Thursday, December 21, 2006

Demise of Knight Ridder is No. 3

Editor and Pubisher senior editor Joe Strupp's ranked the demise of Knight Ridder as No. 3 on his Top 10 Newspaper Industry Stories of 2006. Continued job cuts was No. 5

Here is the summary for No. 3

3. Knight Ridder Dissolves: We knew it was coming, but when the McClatchy Company took over Knight Ridder it set in motion one of the biggest cross-chain effects yet of a major news
paper deal. While McClatchy held on to 20 of the 32 former KR dailies, it sold off a handful to MediaNews Group, which in turn brought Hearst, Gannett and Stephens Media into the deal. Meanwhile, other buyers took over the Philadelphia Inquirer and Daily News, Akron Beacon-Journal, and the remaining properties from South Dakota to Pennsylvania. It seemed everyone short of Charles Foster Kane and Donald Trump were in the mix. But don't think this is the last of the big chain buyouts, with Tribune likely to make a move in 2007.

The others:

10. Loss of Stock Listings and TV Books (Among Other Things): There was a time when some people bought newspapers just for these specials. But with Internet competition and space cutbacks mounting, the traditional stock tables and TV grids are becoming less and less relevant.

9. Upheaval at The Miami Herald: It wasn't enough that the South Florida daily changed hands with the sale of Knight Ridder to McClatchy this year. But the longtime circulation leader also got into a tussle with sister paper, El Nuevo Herald, over coverage of the Spanish-language daily's semi-scandal involving some staffers' paid appearances on a government-supported broadcast outlet. When the dust settled, Publisher Jesus Diaz was out and Editor Tom Fiedler soon announced his retirement

8. Jill Carroll: A year ago she was a little-known freelancer covering Iraq for The Christian Science Monitor. But when the brave correspondent was kidnapped in Baghdad and held for 82 days, her abduction sparked an international movement to free her, while also drawing some controversy when major U.S. news outlets agreed to a news blackout of the kidnapping for the first 48 hours.

7. The New York Times Reveals Bank Records Monitoring Program: Reporter James Risen, who months earlier had uncovered the Bush Administration domestic wiretapping program, teamed with staffer Eric Lichtblau to expose the federal government's SWIFT program that kept watch on thousands of banking records.

6. Subpoenas: That ugly word continues to rear its head, most prominently in San Francisco where San Francisco Chronicle reporters Lance Williams and Mark Fainaru-Wada were found in contempt for failing to reveal their source in the award-winning BALCO steroid scandal coverage.

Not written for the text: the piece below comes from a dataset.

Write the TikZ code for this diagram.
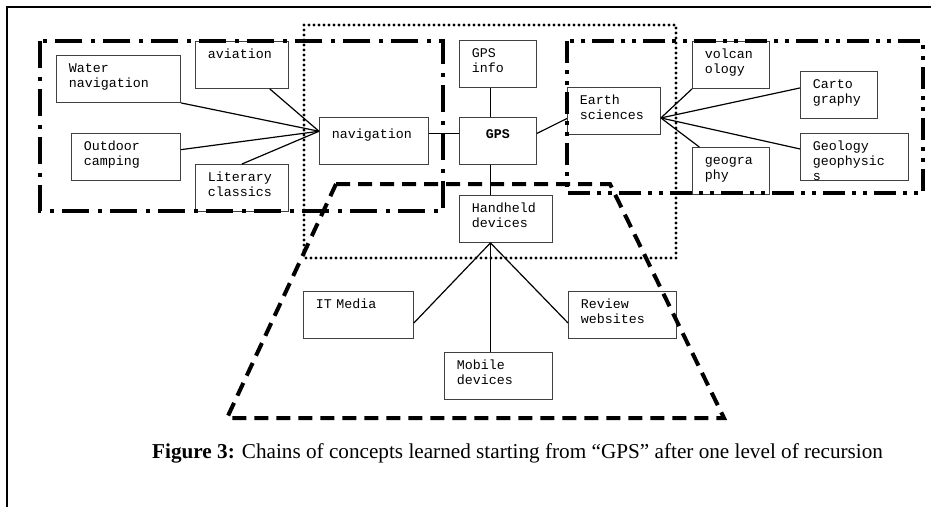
\documentclass[tikz,border=0pt]{standalone}
\usepackage{xcolor}
\usepackage{fontspec}
\setmainfont{Liberation Serif}
\newfontfamily\courierFont[WordSpace={1,0,0}]{Liberation Mono}
\usepackage{tikz}
\usetikzlibrary{calc}
\definecolor{boxColor}{gray}{0.25}
\definecolor{lineColor}{gray}{0}

\begin{document}
\begin{tikzpicture}[x=1pt,y=-1pt,
	conceptBox/.style={draw=boxColor,line width=0.9pt,rectangle,anchor=north west,font=\courierFont\fontsize{13.3}{15}\selectfont,align=left,inner xsep=12.5pt,inner ysep=0pt,text width=#1pt-25pt,minimum width=#1pt,text height=17pt,text depth=30pt},
	midBox/.style={text height=21pt,text depth=26pt},
	link/.style={draw=lineColor,line width=1.2pt},
	dashDotRegion/.style={line width=4pt,dash pattern=on 27pt off 8.5pt on 4pt off 8.5pt},
	dashDotDotRegion/.style={line width=4pt,dash pattern=on 22pt off 7pt on 4pt off 7pt on 4pt off 7pt},
	dottedRegion/.style={line width=3.4pt,line cap=round,dash pattern=on 0pt off 5pt},
	dashedRegion/.style={line width=4pt,dash pattern=on 14pt off 8pt}]
\useasboundingbox (0,0) rectangle (931,507);
% frame
\draw[line width=2pt] (7,507) -- (7,7) -- (931,7);
%
% navigation side
\node[conceptBox=124] (water) at (56,55) {Water\\navigation};
\node[conceptBox=93] (aviation) at (195,41) {aviation};
\node[conceptBox=109] (outdoor) at (71,133) {Outdoor\\camping};
\node[conceptBox=93] (literary) at (195,164) {Literary\\classics};
\node[conceptBox=109,midBox] (navigation) at (319,117) {navigation};
%
% GPS column
\node[conceptBox=77] (gpsInfo) at (459,40) {GPS\\info};
\node[conceptBox=77,midBox,align=center,font=\courierFont\bfseries\fontsize{13.3}{15}\selectfont] (gps) at (459,117) {GPS};
\node[conceptBox=93] (handheld) at (459,195) {Handheld\\devices};
%
% earth sciences side
\node[conceptBox=93] (earth) at (567,87) {Earth\\sciences};
\node[conceptBox=77] (volcano) at (692,41) {volcan\\ology};
\node[conceptBox=77] (carto) at (800,71) {Carto\\graphy};
\node[conceptBox=108] (geology) at (800,133) {Geology\\geophysic\\s};
\node[conceptBox=77] (geography) at (692,147) {geogra\\phy};
%
% devices
\node[conceptBox=110] (itMedia) at (303,291) {IT Media};
\node[conceptBox=108] (review) at (568,291) {Review\\websites};
\node[conceptBox=108] (mobile) at (444,352) {Mobile\\devices};
%
\foreach \src in {water.south east,aviation,outdoor,literary.north} {
	\path[link] (\src) -- (navigation.170);
}
\path[link] ([yshift=7.5pt]navigation.east) -- ([yshift=7.5pt]gps.west);
\path[link] ([xshift=-7.5pt]gpsInfo.south) -- ([xshift=-7.5pt]gps.north);
\path[link] ([xshift=-7.5pt]gps.south) -- ([xshift=-15.5pt]handheld.north);
\path[link] ([yshift=7.5pt]gps.east) -- ([yshift=-7.5pt]earth.west);
%
\path[link] ([yshift=-7pt]earth.east) -- (volcano.south west);
\path[link] ([yshift=-7pt]earth.east) -- ([yshift=7pt]carto.west);
\path[link] ([yshift=-7pt]earth.east) -- ([yshift=8pt]geology.west);
\path[link] ([yshift=-7pt]earth.east) -- (geography);
%
\path[link] ([xshift=-15.5pt]handheld.south) -- ([yshift=-8pt]itMedia.east);
\path[link] ([xshift=-15.5pt]handheld.south) -- ([xshift=-8pt]mobile.north);
\path[link] ([xshift=-15.5pt]handheld.south) -- ([yshift=-8pt]review.west);
%
% regions
\draw[dashDotRegion] (40,41) rectangle (443,211);
\draw[dashDotDotRegion] (567,41) rectangle (923,193);
\draw[dottedRegion] (304,25) rectangle (676,258);
\draw[dashedRegion] (336,184) -- (610,184) -- (724,418) -- (227,418) -- cycle;
%
\node[anchor=base west,inner sep=0pt,font=\fontsize{21.2}{24}\selectfont] (caption) at (152,458) {\textbf{Figure 3:} Chains of concepts learned starting from “GPS” after one level of recursion};
\end{tikzpicture}
\end{document}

They face a possible jail cell in February.

5. Continued Job Cuts: The year continued a downward trend in job security, with papers from the Los Angeles Times to The Washington Post either announcing such cuts or implementing them. The same old causes, declining ads, circulation and growing competition, were the usual culprits.

4. Labor Battles: Newspaper unions felt the brunt of management angst more than ever in 2006, with contract battles at the Philadelphia Inquirer and Daily News, The Boston Globe, Pittsburgh Post-Gazette, and even the York (Pa.) Daily Record, among others.

2. Dean Baquet Firing/Tribune Problems: It seems like it was just a year ago that the hiring of Dean Baquet, the first black editor of the Los Angeles Times, was big news. That's because it was just a year ago. When Baquet and former publisher Jeff Johnson stood up to Tribune Company calls for even further cutbacks, they received praise, accolades and platitudes. Unfortunately, Tribune honchos did not see the courage in their convictions, dumping both in a matter of weeks.

1. The Web Comes of Age: Hands down, the online growth, both for and against newspapers, was the dominant story in 2006. The daily miracle became less daily and more, well, minute by minute. Not only did numerous papers, from USA Today to Chicago Tribune, either combine their print and Web newsrooms or establish a "24-hour news cycle," but nearly every paper saw their online audience surpass their print readers.

Blogs exploded, with dozens sprouting at many papers' sites. Podcasts became common. Amid Youtube mania, sites feverishly added more and more video.